### WHAT IS ASKED
Reproduce the data below in full and exclude every picture.
[Start]
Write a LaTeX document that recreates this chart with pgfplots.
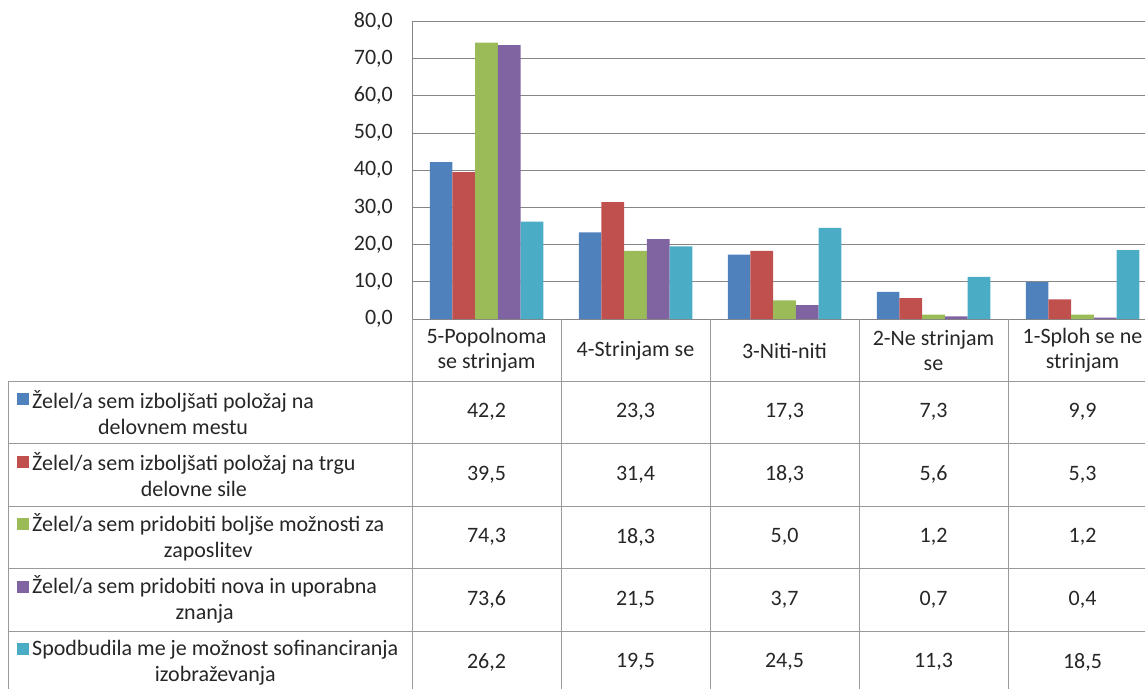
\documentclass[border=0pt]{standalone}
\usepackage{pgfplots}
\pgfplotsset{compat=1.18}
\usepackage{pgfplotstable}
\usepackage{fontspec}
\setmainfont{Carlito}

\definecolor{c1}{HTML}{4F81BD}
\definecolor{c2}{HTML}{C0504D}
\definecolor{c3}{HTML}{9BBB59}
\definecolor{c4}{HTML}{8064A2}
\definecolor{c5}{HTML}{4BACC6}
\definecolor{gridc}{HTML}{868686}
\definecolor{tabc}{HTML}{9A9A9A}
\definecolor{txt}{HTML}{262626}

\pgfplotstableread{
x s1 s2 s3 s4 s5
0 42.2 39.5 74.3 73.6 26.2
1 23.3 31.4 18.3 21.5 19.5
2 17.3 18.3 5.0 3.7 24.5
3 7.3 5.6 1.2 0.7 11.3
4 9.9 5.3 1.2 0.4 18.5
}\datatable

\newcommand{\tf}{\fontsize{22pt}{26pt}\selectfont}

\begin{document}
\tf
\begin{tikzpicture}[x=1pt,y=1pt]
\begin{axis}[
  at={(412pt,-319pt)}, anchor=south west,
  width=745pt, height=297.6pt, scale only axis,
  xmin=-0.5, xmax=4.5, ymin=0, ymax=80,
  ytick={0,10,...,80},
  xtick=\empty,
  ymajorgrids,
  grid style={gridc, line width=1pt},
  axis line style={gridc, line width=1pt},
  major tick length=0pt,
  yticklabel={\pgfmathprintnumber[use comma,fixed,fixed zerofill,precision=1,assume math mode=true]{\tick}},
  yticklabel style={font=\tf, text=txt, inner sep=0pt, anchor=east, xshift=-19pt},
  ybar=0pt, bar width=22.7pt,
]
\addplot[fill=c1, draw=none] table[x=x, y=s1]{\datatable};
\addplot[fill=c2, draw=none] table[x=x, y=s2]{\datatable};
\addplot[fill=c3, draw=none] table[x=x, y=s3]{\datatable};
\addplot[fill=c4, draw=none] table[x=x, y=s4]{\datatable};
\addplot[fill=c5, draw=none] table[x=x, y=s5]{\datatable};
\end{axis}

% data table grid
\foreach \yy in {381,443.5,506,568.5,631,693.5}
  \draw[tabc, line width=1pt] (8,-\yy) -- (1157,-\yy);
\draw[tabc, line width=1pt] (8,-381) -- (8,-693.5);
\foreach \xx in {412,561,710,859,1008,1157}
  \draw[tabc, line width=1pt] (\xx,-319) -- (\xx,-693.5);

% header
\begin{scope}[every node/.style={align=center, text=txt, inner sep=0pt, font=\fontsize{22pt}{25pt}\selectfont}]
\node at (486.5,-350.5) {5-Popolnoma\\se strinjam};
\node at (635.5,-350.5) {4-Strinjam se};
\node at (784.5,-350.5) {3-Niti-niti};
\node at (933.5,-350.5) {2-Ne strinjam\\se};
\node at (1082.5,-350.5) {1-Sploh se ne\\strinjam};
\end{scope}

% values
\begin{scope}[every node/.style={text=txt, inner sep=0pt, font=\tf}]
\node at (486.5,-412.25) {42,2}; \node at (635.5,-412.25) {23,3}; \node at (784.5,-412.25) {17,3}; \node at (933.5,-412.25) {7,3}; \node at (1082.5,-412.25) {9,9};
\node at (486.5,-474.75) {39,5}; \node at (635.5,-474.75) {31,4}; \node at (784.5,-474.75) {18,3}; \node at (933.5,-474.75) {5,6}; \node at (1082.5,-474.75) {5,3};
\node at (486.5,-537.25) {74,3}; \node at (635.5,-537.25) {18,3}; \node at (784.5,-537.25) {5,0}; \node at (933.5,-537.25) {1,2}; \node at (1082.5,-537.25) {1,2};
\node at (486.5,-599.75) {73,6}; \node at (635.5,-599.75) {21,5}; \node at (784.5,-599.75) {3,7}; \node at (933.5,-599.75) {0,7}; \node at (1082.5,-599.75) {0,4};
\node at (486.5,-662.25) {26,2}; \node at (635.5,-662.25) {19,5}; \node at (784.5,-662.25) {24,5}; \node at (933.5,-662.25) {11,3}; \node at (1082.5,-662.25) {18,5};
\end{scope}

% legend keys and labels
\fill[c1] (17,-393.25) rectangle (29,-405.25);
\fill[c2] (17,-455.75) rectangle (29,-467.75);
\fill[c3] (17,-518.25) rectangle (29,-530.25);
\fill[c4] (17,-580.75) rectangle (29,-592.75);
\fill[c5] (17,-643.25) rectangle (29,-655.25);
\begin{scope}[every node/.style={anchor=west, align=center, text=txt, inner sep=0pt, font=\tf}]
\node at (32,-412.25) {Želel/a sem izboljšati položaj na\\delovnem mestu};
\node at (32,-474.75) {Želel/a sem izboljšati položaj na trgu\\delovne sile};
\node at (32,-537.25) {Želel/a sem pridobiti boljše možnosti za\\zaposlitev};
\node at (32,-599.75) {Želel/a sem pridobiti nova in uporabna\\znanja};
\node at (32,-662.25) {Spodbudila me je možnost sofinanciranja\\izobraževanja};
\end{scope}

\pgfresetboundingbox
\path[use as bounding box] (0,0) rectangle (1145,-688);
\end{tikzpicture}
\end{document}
[End]
### EXERCISE RESULT
Write a LaTeX document that recreates this chart with pgfplots.
\documentclass[border=0pt]{standalone}
\usepackage{pgfplots}
\pgfplotsset{compat=1.18}
\usepackage{pgfplotstable}
\usepackage{fontspec}
\setmainfont{Carlito}

\definecolor{c1}{HTML}{4F81BD}
\definecolor{c2}{HTML}{C0504D}
\definecolor{c3}{HTML}{9BBB59}
\definecolor{c4}{HTML}{8064A2}
\definecolor{c5}{HTML}{4BACC6}
\definecolor{gridc}{HTML}{868686}
\definecolor{tabc}{HTML}{9A9A9A}
\definecolor{txt}{HTML}{262626}

\pgfplotstableread{
x s1 s2 s3 s4 s5
0 42.2 39.5 74.3 73.6 26.2
1 23.3 31.4 18.3 21.5 19.5
2 17.3 18.3 5.0 3.7 24.5
3 7.3 5.6 1.2 0.7 11.3
4 9.9 5.3 1.2 0.4 18.5
}\datatable

\newcommand{\tf}{\fontsize{22pt}{26pt}\selectfont}

\begin{document}
\tf
\begin{tikzpicture}[x=1pt,y=1pt]
\begin{axis}[
  at={(412pt,-319pt)}, anchor=south west,
  width=745pt, height=297.6pt, scale only axis,
  xmin=-0.5, xmax=4.5, ymin=0, ymax=80,
  ytick={0,10,...,80},
  xtick=\empty,
  ymajorgrids,
  grid style={gridc, line width=1pt},
  axis line style={gridc, line width=1pt},
  major tick length=0pt,
  yticklabel={\pgfmathprintnumber[use comma,fixed,fixed zerofill,precision=1,assume math mode=true]{\tick}},
  yticklabel style={font=\tf, text=txt, inner sep=0pt, anchor=east, xshift=-19pt},
  ybar=0pt, bar width=22.7pt,
]
\addplot[fill=c1, draw=none] table[x=x, y=s1]{\datatable};
\addplot[fill=c2, draw=none] table[x=x, y=s2]{\datatable};
\addplot[fill=c3, draw=none] table[x=x, y=s3]{\datatable};
\addplot[fill=c4, draw=none] table[x=x, y=s4]{\datatable};
\addplot[fill=c5, draw=none] table[x=x, y=s5]{\datatable};
\end{axis}

% data table grid
\foreach \yy in {381,443.5,506,568.5,631,693.5}
  \draw[tabc, line width=1pt] (8,-\yy) -- (1157,-\yy);
\draw[tabc, line width=1pt] (8,-381) -- (8,-693.5);
\foreach \xx in {412,561,710,859,1008,1157}
  \draw[tabc, line width=1pt] (\xx,-319) -- (\xx,-693.5);

% header
\begin{scope}[every node/.style={align=center, text=txt, inner sep=0pt, font=\fontsize{22pt}{25pt}\selectfont}]
\node at (486.5,-350.5) {5-Popolnoma\\se strinjam};
\node at (635.5,-350.5) {4-Strinjam se};
\node at (784.5,-350.5) {3-Niti-niti};
\node at (933.5,-350.5) {2-Ne strinjam\\se};
\node at (1082.5,-350.5) {1-Sploh se ne\\strinjam};
\end{scope}

% values
\begin{scope}[every node/.style={text=txt, inner sep=0pt, font=\tf}]
\node at (486.5,-412.25) {42,2}; \node at (635.5,-412.25) {23,3}; \node at (784.5,-412.25) {17,3}; \node at (933.5,-412.25) {7,3}; \node at (1082.5,-412.25) {9,9};
\node at (486.5,-474.75) {39,5}; \node at (635.5,-474.75) {31,4}; \node at (784.5,-474.75) {18,3}; \node at (933.5,-474.75) {5,6}; \node at (1082.5,-474.75) {5,3};
\node at (486.5,-537.25) {74,3}; \node at (635.5,-537.25) {18,3}; \node at (784.5,-537.25) {5,0}; \node at (933.5,-537.25) {1,2}; \node at (1082.5,-537.25) {1,2};
\node at (486.5,-599.75) {73,6}; \node at (635.5,-599.75) {21,5}; \node at (784.5,-599.75) {3,7}; \node at (933.5,-599.75) {0,7}; \node at (1082.5,-599.75) {0,4};
\node at (486.5,-662.25) {26,2}; \node at (635.5,-662.25) {19,5}; \node at (784.5,-662.25) {24,5}; \node at (933.5,-662.25) {11,3}; \node at (1082.5,-662.25) {18,5};
\end{scope}

% legend keys and labels
\fill[c1] (17,-393.25) rectangle (29,-405.25);
\fill[c2] (17,-455.75) rectangle (29,-467.75);
\fill[c3] (17,-518.25) rectangle (29,-530.25);
\fill[c4] (17,-580.75) rectangle (29,-592.75);
\fill[c5] (17,-643.25) rectangle (29,-655.25);
\begin{scope}[every node/.style={anchor=west, align=center, text=txt, inner sep=0pt, font=\tf}]
\node at (32,-412.25) {Želel/a sem izboljšati položaj na\\delovnem mestu};
\node at (32,-474.75) {Želel/a sem izboljšati položaj na trgu\\delovne sile};
\node at (32,-537.25) {Želel/a sem pridobiti boljše možnosti za\\zaposlitev};
\node at (32,-599.75) {Želel/a sem pridobiti nova in uporabna\\znanja};
\node at (32,-662.25) {Spodbudila me je možnost sofinanciranja\\izobraževanja};
\end{scope}

\pgfresetboundingbox
\path[use as bounding box] (0,0) rectangle (1145,-688);
\end{tikzpicture}
\end{document}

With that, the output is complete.